## BEGIN

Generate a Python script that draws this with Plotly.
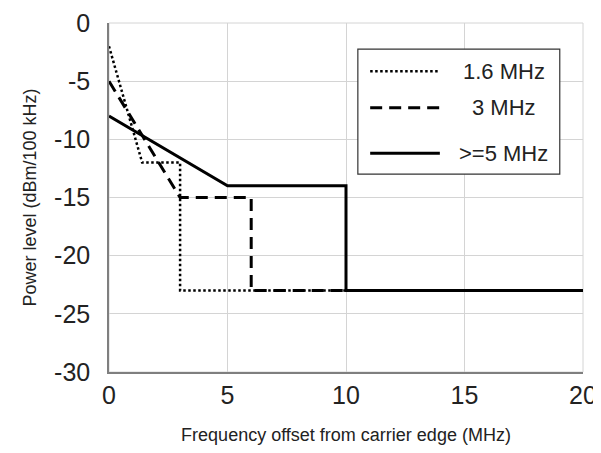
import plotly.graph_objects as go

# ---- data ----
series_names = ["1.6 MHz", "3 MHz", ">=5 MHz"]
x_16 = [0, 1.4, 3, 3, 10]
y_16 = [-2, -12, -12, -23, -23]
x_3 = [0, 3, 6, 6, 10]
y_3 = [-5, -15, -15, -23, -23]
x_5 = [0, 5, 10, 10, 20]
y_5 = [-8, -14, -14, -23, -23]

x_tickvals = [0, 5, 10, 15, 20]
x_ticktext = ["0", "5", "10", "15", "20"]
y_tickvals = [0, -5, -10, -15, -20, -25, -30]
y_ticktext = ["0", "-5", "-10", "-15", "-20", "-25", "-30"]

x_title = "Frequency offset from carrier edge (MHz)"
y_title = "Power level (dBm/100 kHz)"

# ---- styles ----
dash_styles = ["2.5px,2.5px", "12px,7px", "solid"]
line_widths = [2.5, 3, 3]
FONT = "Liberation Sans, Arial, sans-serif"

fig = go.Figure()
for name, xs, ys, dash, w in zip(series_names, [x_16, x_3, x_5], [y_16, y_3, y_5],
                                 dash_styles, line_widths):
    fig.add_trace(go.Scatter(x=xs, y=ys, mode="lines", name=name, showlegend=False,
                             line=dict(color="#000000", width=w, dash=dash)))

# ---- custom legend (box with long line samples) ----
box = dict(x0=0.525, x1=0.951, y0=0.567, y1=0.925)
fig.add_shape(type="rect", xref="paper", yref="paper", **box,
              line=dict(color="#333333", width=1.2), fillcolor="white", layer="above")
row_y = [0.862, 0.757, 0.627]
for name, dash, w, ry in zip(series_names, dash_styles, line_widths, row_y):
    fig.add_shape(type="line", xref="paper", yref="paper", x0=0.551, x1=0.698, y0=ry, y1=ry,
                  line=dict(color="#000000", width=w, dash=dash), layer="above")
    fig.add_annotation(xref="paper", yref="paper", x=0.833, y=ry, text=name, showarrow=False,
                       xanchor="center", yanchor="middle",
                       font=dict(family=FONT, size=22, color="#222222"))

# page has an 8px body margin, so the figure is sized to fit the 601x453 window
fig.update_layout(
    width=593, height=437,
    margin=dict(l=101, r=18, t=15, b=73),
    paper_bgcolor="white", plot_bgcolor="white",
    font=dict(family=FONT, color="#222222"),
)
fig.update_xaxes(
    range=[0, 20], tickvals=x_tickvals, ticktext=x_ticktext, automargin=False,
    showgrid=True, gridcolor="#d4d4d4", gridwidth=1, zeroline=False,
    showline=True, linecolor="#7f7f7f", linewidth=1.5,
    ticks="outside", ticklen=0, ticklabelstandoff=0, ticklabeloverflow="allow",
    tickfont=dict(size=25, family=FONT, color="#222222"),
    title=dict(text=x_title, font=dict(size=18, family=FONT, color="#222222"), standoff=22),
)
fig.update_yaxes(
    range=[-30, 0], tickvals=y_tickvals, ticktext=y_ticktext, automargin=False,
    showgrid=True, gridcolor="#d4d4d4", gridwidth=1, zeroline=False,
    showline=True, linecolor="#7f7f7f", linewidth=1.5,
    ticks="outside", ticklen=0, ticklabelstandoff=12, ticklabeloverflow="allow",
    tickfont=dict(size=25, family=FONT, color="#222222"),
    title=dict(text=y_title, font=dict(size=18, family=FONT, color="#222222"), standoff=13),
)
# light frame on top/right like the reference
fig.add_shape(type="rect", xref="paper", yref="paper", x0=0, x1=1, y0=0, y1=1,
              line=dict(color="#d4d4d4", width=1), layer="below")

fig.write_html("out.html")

## END
## BEGIN

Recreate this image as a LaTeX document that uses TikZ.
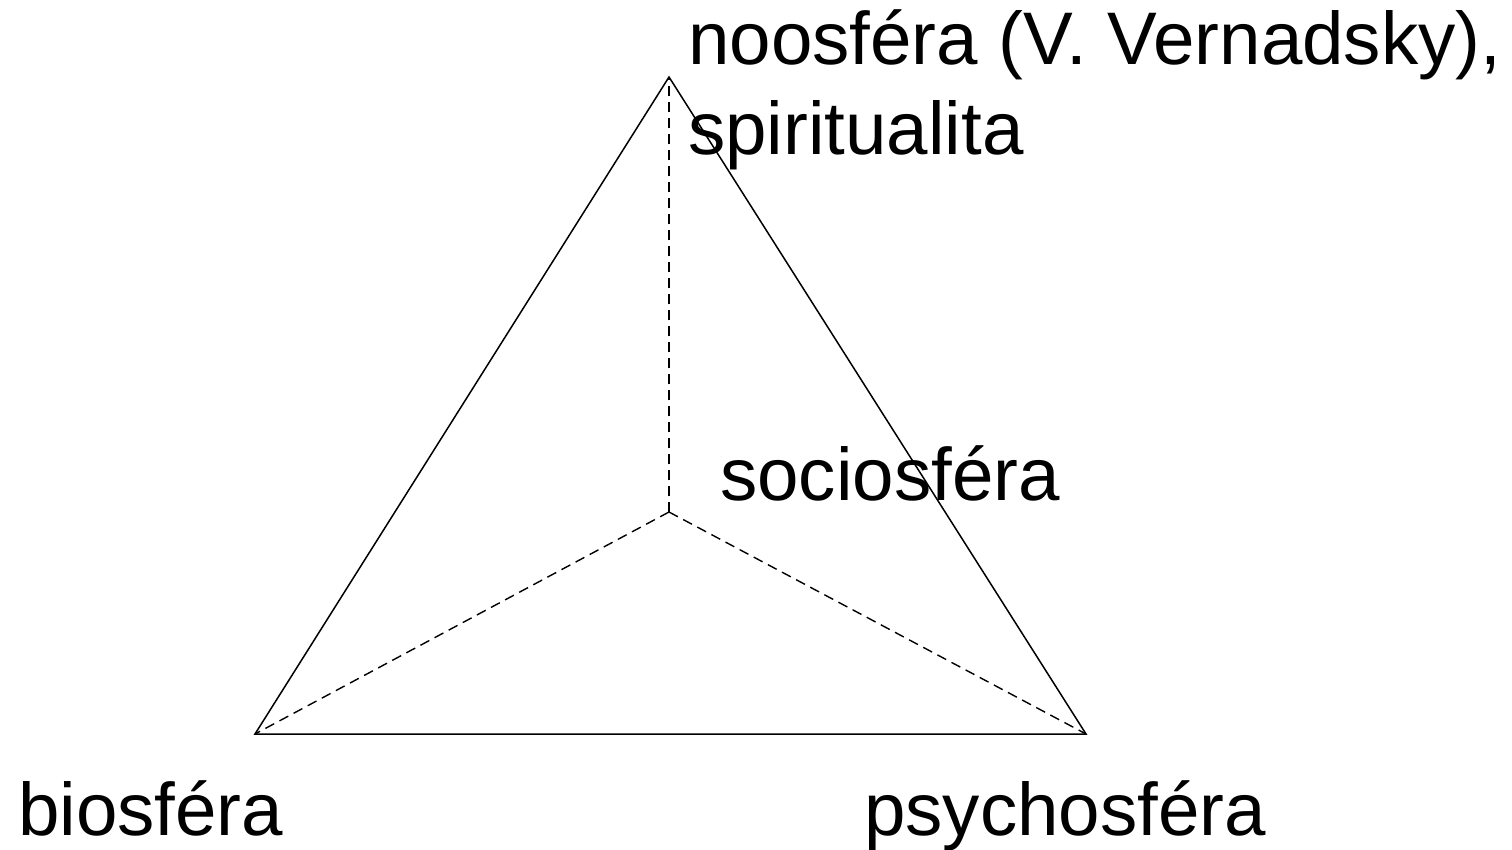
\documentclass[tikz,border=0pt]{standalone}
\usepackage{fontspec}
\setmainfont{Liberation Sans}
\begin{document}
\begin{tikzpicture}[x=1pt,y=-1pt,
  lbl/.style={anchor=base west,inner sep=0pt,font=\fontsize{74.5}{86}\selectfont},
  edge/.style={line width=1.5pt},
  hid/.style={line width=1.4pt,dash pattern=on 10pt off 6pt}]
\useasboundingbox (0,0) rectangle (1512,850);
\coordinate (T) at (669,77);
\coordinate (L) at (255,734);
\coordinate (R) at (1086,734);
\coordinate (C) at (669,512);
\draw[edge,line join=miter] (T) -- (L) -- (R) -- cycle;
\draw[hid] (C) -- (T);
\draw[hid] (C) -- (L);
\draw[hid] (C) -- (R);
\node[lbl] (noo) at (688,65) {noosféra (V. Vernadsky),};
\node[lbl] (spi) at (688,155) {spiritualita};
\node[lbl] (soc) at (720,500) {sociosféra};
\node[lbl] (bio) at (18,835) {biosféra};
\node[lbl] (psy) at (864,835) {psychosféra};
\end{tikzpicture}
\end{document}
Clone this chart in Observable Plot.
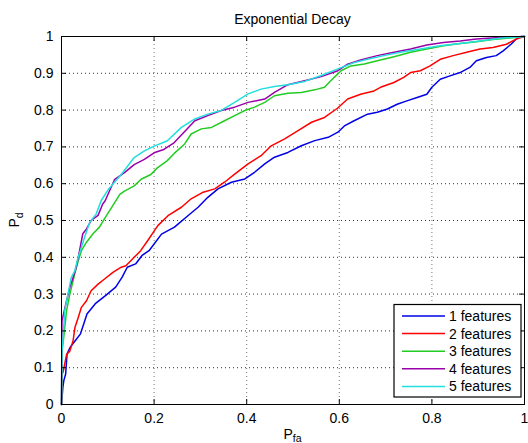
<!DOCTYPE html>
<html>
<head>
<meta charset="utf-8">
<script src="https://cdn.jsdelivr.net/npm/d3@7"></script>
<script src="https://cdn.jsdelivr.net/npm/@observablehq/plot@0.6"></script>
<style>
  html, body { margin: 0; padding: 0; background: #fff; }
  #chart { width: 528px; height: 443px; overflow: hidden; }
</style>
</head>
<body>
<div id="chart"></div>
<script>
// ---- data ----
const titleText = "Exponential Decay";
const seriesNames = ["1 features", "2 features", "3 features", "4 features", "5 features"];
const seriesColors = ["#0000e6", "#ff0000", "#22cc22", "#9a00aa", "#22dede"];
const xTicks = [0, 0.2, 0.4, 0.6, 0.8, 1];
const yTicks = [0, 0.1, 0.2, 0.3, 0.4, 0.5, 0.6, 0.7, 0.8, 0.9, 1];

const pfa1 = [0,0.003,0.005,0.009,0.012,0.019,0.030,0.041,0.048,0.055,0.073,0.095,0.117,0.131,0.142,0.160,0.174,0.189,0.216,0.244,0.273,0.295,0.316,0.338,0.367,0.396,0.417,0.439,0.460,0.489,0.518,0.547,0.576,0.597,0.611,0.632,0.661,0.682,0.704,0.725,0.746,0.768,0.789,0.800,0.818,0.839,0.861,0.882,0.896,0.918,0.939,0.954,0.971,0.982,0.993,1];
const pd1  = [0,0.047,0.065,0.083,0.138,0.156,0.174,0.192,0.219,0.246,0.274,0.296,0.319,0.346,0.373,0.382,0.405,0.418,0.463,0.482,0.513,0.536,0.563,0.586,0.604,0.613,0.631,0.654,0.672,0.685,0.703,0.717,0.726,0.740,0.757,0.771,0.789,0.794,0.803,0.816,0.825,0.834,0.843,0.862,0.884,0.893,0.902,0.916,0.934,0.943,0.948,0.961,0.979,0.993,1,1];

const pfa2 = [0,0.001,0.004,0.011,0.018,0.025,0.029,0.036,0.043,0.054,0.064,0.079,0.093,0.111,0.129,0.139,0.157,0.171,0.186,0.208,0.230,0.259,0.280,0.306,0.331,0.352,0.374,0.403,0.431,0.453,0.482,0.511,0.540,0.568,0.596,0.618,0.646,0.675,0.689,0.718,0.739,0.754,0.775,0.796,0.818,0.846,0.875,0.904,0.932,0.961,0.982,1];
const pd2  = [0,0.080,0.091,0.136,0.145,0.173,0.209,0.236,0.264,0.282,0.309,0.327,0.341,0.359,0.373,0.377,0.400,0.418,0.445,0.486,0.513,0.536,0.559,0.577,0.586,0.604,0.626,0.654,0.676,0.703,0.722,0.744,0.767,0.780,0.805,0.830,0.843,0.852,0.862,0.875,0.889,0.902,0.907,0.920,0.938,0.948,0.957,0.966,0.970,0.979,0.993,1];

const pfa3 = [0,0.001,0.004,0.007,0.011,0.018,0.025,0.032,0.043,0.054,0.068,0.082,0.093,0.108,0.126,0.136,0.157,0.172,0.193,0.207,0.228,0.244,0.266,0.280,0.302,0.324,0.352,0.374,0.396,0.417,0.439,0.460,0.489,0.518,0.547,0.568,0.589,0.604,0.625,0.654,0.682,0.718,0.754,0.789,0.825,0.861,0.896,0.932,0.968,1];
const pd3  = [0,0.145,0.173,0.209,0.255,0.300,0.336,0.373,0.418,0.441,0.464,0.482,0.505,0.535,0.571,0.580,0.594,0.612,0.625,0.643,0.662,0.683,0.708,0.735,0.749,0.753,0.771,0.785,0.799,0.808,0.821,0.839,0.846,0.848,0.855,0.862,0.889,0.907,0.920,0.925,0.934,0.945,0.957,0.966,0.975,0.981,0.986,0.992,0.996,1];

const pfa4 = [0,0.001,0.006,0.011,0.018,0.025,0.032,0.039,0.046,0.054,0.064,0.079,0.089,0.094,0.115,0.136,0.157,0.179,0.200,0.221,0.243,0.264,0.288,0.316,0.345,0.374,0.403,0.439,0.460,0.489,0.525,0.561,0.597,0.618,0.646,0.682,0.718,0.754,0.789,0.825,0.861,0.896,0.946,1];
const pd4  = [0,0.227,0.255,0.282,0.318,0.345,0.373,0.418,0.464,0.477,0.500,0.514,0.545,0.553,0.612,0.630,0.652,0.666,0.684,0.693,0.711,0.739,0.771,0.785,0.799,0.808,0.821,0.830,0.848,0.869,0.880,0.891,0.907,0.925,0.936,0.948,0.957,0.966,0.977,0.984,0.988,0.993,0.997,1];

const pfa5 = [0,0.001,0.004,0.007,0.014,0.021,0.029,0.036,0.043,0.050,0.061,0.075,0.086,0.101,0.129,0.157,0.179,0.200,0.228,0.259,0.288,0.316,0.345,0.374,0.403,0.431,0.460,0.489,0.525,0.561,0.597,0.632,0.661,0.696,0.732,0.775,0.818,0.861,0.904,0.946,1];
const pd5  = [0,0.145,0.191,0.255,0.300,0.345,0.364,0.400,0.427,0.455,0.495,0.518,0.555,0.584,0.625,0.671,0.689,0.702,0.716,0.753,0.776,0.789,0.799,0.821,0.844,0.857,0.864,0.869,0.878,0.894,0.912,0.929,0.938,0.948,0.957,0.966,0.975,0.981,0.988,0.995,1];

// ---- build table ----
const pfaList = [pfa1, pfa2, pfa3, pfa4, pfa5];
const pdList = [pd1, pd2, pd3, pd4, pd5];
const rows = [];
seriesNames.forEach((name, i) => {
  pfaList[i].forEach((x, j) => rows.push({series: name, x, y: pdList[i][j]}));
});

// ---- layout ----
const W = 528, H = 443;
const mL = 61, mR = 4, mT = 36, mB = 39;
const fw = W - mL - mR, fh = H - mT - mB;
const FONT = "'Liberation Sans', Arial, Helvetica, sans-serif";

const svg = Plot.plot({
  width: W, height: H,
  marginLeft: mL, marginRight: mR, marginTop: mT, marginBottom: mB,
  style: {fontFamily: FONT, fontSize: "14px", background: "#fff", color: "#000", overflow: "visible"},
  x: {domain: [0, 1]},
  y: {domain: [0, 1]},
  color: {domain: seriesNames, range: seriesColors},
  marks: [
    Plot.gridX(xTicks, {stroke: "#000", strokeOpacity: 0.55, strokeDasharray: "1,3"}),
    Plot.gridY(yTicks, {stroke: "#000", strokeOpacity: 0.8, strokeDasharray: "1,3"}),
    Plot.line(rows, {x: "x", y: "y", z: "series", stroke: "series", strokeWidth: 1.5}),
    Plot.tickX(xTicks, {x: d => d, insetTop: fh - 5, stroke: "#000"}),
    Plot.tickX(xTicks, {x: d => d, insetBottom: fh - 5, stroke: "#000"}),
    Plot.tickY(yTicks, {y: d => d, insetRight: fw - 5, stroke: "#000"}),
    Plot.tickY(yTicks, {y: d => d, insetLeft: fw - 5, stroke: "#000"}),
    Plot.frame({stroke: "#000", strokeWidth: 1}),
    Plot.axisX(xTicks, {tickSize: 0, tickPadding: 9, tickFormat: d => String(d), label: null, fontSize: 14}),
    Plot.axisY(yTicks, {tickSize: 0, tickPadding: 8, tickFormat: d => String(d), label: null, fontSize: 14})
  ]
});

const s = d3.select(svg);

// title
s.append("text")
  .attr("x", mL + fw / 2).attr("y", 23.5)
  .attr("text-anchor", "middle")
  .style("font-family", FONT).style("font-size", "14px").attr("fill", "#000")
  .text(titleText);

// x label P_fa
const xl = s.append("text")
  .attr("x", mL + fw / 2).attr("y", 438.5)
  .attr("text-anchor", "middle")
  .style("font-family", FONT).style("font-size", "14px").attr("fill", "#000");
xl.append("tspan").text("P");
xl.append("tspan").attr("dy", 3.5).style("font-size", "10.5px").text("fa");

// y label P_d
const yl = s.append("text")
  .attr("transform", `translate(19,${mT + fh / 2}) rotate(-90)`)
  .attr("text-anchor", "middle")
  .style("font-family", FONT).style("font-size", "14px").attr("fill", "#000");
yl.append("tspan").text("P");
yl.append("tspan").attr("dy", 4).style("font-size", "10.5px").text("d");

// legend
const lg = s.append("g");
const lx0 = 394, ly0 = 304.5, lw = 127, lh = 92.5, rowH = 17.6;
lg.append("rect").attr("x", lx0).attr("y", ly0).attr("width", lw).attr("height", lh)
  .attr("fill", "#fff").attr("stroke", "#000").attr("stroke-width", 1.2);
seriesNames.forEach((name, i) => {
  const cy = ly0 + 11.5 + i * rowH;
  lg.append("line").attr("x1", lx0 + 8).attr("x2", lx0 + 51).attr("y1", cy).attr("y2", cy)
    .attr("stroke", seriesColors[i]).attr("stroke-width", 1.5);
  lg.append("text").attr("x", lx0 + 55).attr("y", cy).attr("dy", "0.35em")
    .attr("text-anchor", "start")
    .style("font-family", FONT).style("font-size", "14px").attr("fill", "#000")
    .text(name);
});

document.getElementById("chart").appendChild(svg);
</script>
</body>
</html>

## END
## BEGIN

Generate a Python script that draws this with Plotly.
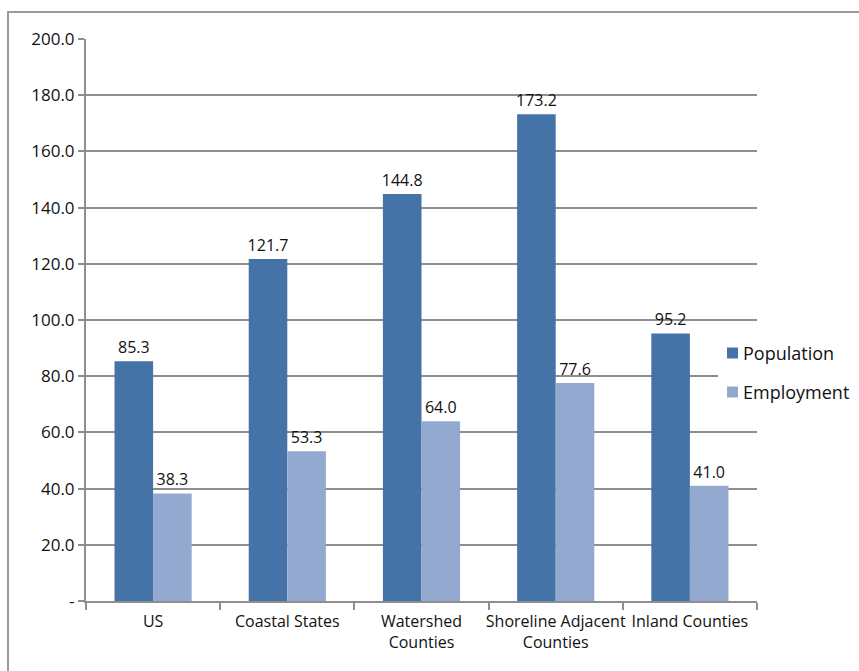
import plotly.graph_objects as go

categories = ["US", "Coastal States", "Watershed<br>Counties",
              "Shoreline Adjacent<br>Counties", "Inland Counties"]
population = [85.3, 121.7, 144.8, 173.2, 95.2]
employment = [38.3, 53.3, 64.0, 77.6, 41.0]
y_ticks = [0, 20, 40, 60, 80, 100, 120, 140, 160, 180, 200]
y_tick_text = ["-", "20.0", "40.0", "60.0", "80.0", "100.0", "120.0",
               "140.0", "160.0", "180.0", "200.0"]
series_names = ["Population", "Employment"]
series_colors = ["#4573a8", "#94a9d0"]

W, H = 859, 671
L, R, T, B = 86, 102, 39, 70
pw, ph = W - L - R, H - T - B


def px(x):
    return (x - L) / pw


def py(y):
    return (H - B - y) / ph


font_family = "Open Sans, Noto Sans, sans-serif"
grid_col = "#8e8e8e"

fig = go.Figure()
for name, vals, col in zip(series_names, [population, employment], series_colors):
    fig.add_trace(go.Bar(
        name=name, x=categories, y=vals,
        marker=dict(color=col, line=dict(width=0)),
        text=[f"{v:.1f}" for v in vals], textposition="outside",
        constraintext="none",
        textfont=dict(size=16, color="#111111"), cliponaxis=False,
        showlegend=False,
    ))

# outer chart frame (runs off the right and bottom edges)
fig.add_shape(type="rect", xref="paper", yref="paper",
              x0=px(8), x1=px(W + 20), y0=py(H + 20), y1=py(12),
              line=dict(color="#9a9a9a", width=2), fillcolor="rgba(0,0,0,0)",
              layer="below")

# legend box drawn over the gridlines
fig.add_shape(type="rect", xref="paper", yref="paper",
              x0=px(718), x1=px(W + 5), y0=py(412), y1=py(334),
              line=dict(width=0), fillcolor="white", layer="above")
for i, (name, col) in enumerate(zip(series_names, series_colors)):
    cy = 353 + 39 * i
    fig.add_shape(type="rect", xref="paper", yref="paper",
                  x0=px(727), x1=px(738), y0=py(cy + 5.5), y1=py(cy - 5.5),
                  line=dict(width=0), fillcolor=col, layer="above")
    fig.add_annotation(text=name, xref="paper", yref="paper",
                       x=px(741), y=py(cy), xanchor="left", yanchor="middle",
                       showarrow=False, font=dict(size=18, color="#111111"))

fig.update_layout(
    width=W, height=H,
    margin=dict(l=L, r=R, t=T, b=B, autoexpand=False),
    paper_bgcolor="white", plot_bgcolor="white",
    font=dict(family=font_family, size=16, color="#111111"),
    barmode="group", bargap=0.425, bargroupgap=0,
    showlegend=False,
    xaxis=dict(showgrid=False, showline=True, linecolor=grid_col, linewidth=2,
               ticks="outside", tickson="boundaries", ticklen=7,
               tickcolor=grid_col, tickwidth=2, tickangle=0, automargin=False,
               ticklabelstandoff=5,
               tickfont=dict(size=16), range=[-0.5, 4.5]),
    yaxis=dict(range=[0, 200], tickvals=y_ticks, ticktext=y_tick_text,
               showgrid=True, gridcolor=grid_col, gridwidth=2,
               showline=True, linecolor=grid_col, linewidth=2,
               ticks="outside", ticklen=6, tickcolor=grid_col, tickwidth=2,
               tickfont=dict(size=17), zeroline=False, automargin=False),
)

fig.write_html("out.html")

## END

▸ **Task**: Print everything from the line with "Clone this chart in Observable Plot." down to the line with "0.8, 0.9, 1];", both included, exactly as written and without the pictures.

▸ **Output of the exercise**:
Clone this chart in Observable Plot.
<!DOCTYPE html>
<html>
<head>
<meta charset="utf-8">
<script src="https://cdn.jsdelivr.net/npm/d3@7"></script>
<script src="https://cdn.jsdelivr.net/npm/@observablehq/plot@0.6"></script>
<style>
  html, body { margin: 0; padding: 0; background: #fff; }
  #chart { width: 528px; height: 443px; overflow: hidden; }
</style>
</head>
<body>
<div id="chart"></div>
<script>
// ---- data ----
const titleText = "Exponential Decay";
const seriesNames = ["1 features", "2 features", "3 features", "4 features", "5 features"];
const seriesColors = ["#0000e6", "#ff0000", "#22cc22", "#9a00aa", "#22dede"];
const xTicks = [0, 0.2, 0.4, 0.6, 0.8, 1];
const yTicks = [0, 0.1, 0.2, 0.3, 0.4, 0.5, 0.6, 0.7, 0.8, 0.9, 1];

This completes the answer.